→ Exercise aim: Each entry that follows is to be retyped exactly. Pictures do not belong in the copy.

[Figure scripts]
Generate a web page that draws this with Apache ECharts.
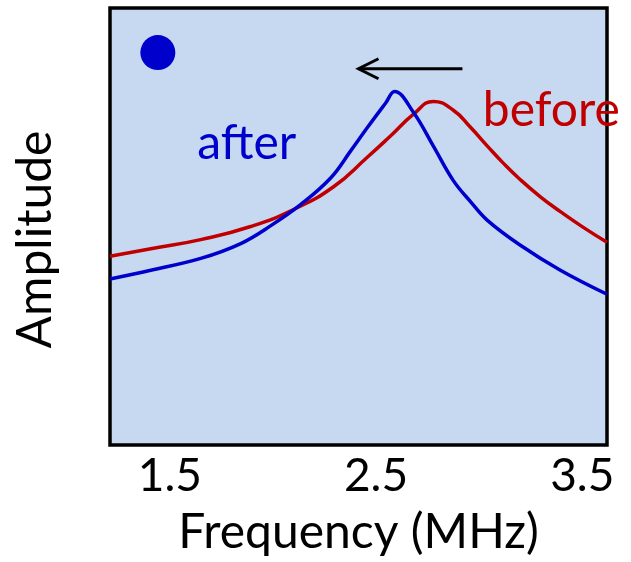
<!DOCTYPE html>
<html>
<head>
<meta charset="utf-8">
<script src="https://cdn.jsdelivr.net/npm/echarts@6/dist/echarts.min.js"></script>
<style>
  html, body { margin: 0; padding: 0; background: #fff; }
  #chart { width: 631px; height: 562px; }
</style>
</head>
<body>
<div id="chart"></div>
<script>
  // curves (frequency in MHz, amplitude in arbitrary units)
  var beforeFreq = [1.21, 1.408, 1.65, 1.892, 2.10, 2.294, 2.459, 2.57, 2.682, 2.778, 2.875, 2.958, 3.04, 3.117, 3.20, 3.297, 3.394, 3.505, 3.62];
  var beforeAmp  = [43.2, 44.9, 47.0, 50.0, 53.9, 59.1, 65.9, 70.7, 75.7, 78.6, 76.6, 72.7, 68.4, 64.5, 60.7, 56.8, 53.4, 49.8, 46.4];
  var afterFreq  = [1.21, 1.408, 1.65, 1.844, 1.99, 2.134, 2.28, 2.377, 2.459, 2.546, 2.59, 2.682, 2.778, 2.875, 2.958, 3.04, 3.20, 3.394, 3.62];
  var afterAmp   = [38.0, 40.0, 42.7, 46.1, 50.2, 55.0, 61.1, 67.3, 72.7, 78.2, 80.9, 76.1, 68.4, 60.5, 55.7, 51.4, 45.7, 40.0, 34.5];
  var xTicks = [1.5, 2.5, 3.5];

  // annotations, in data coordinates
  var dotPos = [1.442, 89.8];
  var afterLabelPos = [1.873, 68.9];
  var beforeLabelPos = [3.35, 76.6];
  var arrowFrom = [2.919, 86.1];
  var arrowTo = [2.415, 86.1];

  var font = 'Lato';
  var blue = '#0000cc';
  var red = '#c00000';

  function pairs(xs, ys) {
    return xs.map(function (x, i) { return [x, ys[i]]; });
  }

  var myChart = echarts.init(document.getElementById('chart'));
  myChart.setOption({
    animation: false,
    grid: {
      left: 110,
      right: 24,
      top: 8,
      bottom: 114,
      show: true,
      backgroundColor: '#c6d9f1',
      borderColor: '#000',
      borderWidth: 3.5
    },
    xAxis: {
      type: 'value',
      min: 1.21,
      max: 3.62,
      name: 'Frequency (MHz)',
      nameLocation: 'middle',
      nameGap: 64,
      nameTextStyle: { fontFamily: font, fontSize: 48, color: '#000' },
      axisLine: { show: false },
      axisTick: { show: false },
      splitLine: { show: false },
      axisLabel: {
        customValues: xTicks,
        margin: 8,
        fontFamily: font,
        fontSize: 46,
        color: '#000',
        formatter: function (v) { return v.toFixed(1); }
      }
    },
    yAxis: {
      type: 'value',
      min: 0,
      max: 100,
      name: 'Amplitude',
      nameLocation: 'middle',
      nameGap: 50,
      nameTextStyle: { fontFamily: font, fontSize: 48, color: '#000', padding: [0, 26, 0, 0] },
      axisLine: { show: false },
      axisTick: { show: false },
      axisLabel: { show: false },
      splitLine: { show: false }
    },
    series: [
      {
        name: 'before',
        type: 'line',
        data: pairs(beforeFreq, beforeAmp),
        smooth: 0.5,
        showSymbol: false,
        lineStyle: { color: red, width: 3.5 },
        z: 3
      },
      {
        name: 'after',
        type: 'line',
        data: pairs(afterFreq, afterAmp),
        smooth: 0.4,
        showSymbol: false,
        lineStyle: { color: blue, width: 3.5 },
        z: 4
      },
      {
        type: 'scatter',
        data: [dotPos],
        symbolSize: 35,
        itemStyle: { color: blue, opacity: 1 },
        z: 5
      }
    ]
  });

  var pa = myChart.convertToPixel({ gridIndex: 0 }, afterLabelPos);
  var pb = myChart.convertToPixel({ gridIndex: 0 }, beforeLabelPos);
  var p1 = myChart.convertToPixel({ gridIndex: 0 }, arrowFrom);
  var p2 = myChart.convertToPixel({ gridIndex: 0 }, arrowTo);

  myChart.setOption({
    graphic: [
      {
        type: 'text', x: pa[0], y: pa[1], z: 10,
        style: { text: 'after', fill: blue, font: '48px ' + font, align: 'center', verticalAlign: 'middle' }
      },
      {
        type: 'text', x: pb[0], y: pb[1], z: 10,
        style: { text: 'before', fill: red, font: '48px ' + font, align: 'center', verticalAlign: 'middle' }
      },
      {
        type: 'line', z: 10,
        shape: { x1: p1[0], y1: p1[1], x2: p2[0], y2: p2[1] },
        style: { stroke: '#000', lineWidth: 3 }
      },
      {
        type: 'polyline', z: 10,
        shape: { points: [[p2[0] + 20, p2[1] - 10], [p2[0], p2[1]], [p2[0] + 20, p2[1] + 10]] },
        style: { stroke: '#000', lineWidth: 3, fill: null }
      }
    ]
  });
</script>
</body>
</html>
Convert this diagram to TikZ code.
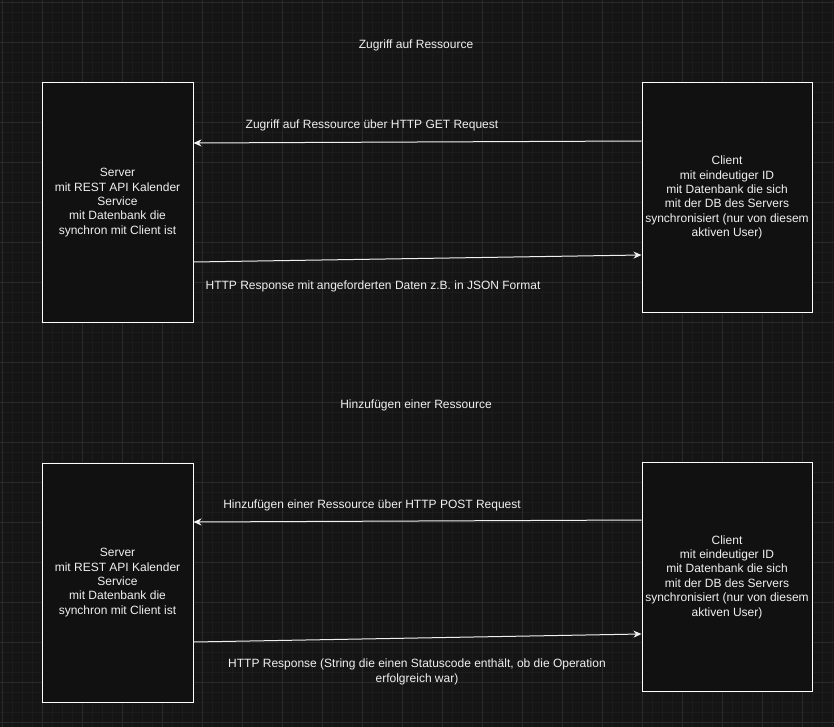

→ Task solution:
Generate a web page that draws this with Apache ECharts.
<!DOCTYPE html>
<html>
<head>
<meta charset="utf-8">
<script src="https://cdn.jsdelivr.net/npm/echarts@6/dist/echarts.min.js"></script>
<style>
  html, body { margin: 0; padding: 0; background: #fff; }
  #chart { width: 631px; height: 562px; }
</style>
</head>
<body>
<div id="chart"></div>
<script>
  // curves (frequency in MHz, amplitude in arbitrary units)
  var beforeFreq = [1.21, 1.408, 1.65, 1.892, 2.10, 2.294, 2.459, 2.57, 2.682, 2.778, 2.875, 2.958, 3.04, 3.117, 3.20, 3.297, 3.394, 3.505, 3.62];
  var beforeAmp  = [43.2, 44.9, 47.0, 50.0, 53.9, 59.1, 65.9, 70.7, 75.7, 78.6, 76.6, 72.7, 68.4, 64.5, 60.7, 56.8, 53.4, 49.8, 46.4];
  var afterFreq  = [1.21, 1.408, 1.65, 1.844, 1.99, 2.134, 2.28, 2.377, 2.459, 2.546, 2.59, 2.682, 2.778, 2.875, 2.958, 3.04, 3.20, 3.394, 3.62];
  var afterAmp   = [38.0, 40.0, 42.7, 46.1, 50.2, 55.0, 61.1, 67.3, 72.7, 78.2, 80.9, 76.1, 68.4, 60.5, 55.7, 51.4, 45.7, 40.0, 34.5];
  var xTicks = [1.5, 2.5, 3.5];

  // annotations, in data coordinates
  var dotPos = [1.442, 89.8];
  var afterLabelPos = [1.873, 68.9];
  var beforeLabelPos = [3.35, 76.6];
  var arrowFrom = [2.919, 86.1];
  var arrowTo = [2.415, 86.1];

  var font = 'Lato';
  var blue = '#0000cc';
  var red = '#c00000';

  function pairs(xs, ys) {
    return xs.map(function (x, i) { return [x, ys[i]]; });
  }

  var myChart = echarts.init(document.getElementById('chart'));
  myChart.setOption({
    animation: false,
    grid: {
      left: 110,
      right: 24,
      top: 8,
      bottom: 114,
      show: true,
      backgroundColor: '#c6d9f1',
      borderColor: '#000',
      borderWidth: 3.5
    },
    xAxis: {
      type: 'value',
      min: 1.21,
      max: 3.62,
      name: 'Frequency (MHz)',
      nameLocation: 'middle',
      nameGap: 64,
      nameTextStyle: { fontFamily: font, fontSize: 48, color: '#000' },
      axisLine: { show: false },
      axisTick: { show: false },
      splitLine: { show: false },
      axisLabel: {
        customValues: xTicks,
        margin: 8,
        fontFamily: font,
        fontSize: 46,
        color: '#000',
        formatter: function (v) { return v.toFixed(1); }
      }
    },
    yAxis: {
      type: 'value',
      min: 0,
      max: 100,
      name: 'Amplitude',
      nameLocation: 'middle',
      nameGap: 50,
      nameTextStyle: { fontFamily: font, fontSize: 48, color: '#000', padding: [0, 26, 0, 0] },
      axisLine: { show: false },
      axisTick: { show: false },
      axisLabel: { show: false },
      splitLine: { show: false }
    },
    series: [
      {
        name: 'before',
        type: 'line',
        data: pairs(beforeFreq, beforeAmp),
        smooth: 0.5,
        showSymbol: false,
        lineStyle: { color: red, width: 3.5 },
        z: 3
      },
      {
        name: 'after',
        type: 'line',
        data: pairs(afterFreq, afterAmp),
        smooth: 0.4,
        showSymbol: false,
        lineStyle: { color: blue, width: 3.5 },
        z: 4
      },
      {
        type: 'scatter',
        data: [dotPos],
        symbolSize: 35,
        itemStyle: { color: blue, opacity: 1 },
        z: 5
      }
    ]
  });

  var pa = myChart.convertToPixel({ gridIndex: 0 }, afterLabelPos);
  var pb = myChart.convertToPixel({ gridIndex: 0 }, beforeLabelPos);
  var p1 = myChart.convertToPixel({ gridIndex: 0 }, arrowFrom);
  var p2 = myChart.convertToPixel({ gridIndex: 0 }, arrowTo);

  myChart.setOption({
    graphic: [
      {
        type: 'text', x: pa[0], y: pa[1], z: 10,
        style: { text: 'after', fill: blue, font: '48px ' + font, align: 'center', verticalAlign: 'middle' }
      },
      {
        type: 'text', x: pb[0], y: pb[1], z: 10,
        style: { text: 'before', fill: red, font: '48px ' + font, align: 'center', verticalAlign: 'middle' }
      },
      {
        type: 'line', z: 10,
        shape: { x1: p1[0], y1: p1[1], x2: p2[0], y2: p2[1] },
        style: { stroke: '#000', lineWidth: 3 }
      },
      {
        type: 'polyline', z: 10,
        shape: { points: [[p2[0] + 20, p2[1] - 10], [p2[0], p2[1]], [p2[0] + 20, p2[1] + 10]] },
        style: { stroke: '#000', lineWidth: 3, fill: null }
      }
    ]
  });
</script>
</body>
</html>
Convert this diagram to TikZ code.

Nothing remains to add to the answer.